#### [PROBLEM TO WORK ON]
Only a number is wanted: how many lines in the records below contain "that"?

#### [PROVIDED RECORDS]
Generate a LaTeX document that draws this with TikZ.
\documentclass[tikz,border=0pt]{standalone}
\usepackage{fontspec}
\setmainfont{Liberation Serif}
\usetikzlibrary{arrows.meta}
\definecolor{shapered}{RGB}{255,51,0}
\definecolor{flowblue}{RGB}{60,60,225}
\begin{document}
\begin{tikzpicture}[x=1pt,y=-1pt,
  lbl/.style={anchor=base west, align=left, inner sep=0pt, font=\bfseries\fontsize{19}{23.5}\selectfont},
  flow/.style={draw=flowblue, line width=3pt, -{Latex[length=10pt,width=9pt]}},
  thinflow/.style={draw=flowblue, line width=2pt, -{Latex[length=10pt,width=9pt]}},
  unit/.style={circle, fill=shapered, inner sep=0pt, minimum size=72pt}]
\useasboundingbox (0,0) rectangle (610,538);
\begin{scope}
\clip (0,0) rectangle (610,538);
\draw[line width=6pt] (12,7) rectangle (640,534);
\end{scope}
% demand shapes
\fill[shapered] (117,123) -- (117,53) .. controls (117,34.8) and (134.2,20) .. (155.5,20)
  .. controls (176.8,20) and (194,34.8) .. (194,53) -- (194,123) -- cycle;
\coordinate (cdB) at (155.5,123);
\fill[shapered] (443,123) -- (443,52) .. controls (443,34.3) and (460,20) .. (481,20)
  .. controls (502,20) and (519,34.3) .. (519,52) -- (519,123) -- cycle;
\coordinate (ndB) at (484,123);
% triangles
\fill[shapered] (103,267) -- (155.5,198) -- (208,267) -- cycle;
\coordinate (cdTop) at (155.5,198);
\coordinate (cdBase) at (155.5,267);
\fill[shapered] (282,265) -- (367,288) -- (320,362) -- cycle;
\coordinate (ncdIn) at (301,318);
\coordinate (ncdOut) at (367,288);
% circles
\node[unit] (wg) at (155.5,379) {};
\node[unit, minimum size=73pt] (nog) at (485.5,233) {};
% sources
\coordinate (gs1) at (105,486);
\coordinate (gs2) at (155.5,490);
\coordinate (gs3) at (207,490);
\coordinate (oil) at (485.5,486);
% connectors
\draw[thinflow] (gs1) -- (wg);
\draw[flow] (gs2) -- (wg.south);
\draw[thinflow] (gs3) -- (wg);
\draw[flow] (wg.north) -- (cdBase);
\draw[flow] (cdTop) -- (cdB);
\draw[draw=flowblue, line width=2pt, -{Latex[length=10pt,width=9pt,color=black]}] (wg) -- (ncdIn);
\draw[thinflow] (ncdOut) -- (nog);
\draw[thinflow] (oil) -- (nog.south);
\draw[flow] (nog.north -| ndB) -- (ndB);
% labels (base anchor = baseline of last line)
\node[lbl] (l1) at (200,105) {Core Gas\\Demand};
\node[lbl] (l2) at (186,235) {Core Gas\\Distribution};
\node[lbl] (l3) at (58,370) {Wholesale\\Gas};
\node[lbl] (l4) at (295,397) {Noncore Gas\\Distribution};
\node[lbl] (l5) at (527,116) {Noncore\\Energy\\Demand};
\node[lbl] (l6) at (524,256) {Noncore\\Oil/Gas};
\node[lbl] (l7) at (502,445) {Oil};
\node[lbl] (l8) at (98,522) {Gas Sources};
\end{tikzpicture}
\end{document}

==

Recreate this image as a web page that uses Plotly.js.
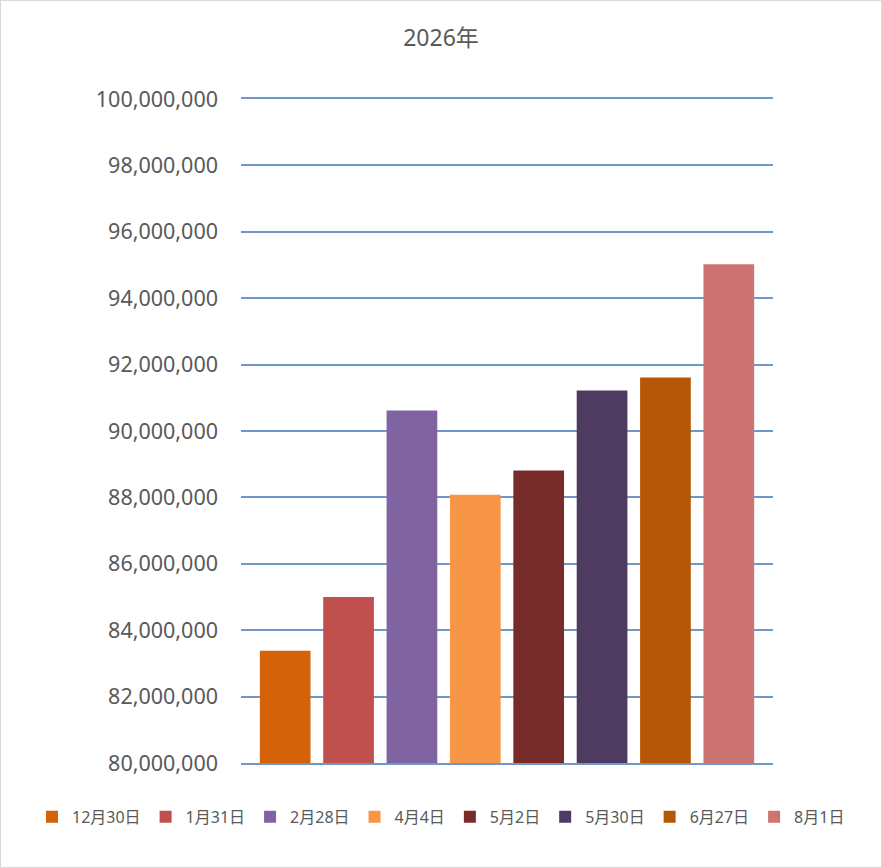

#### [TASK SOLUTION]
2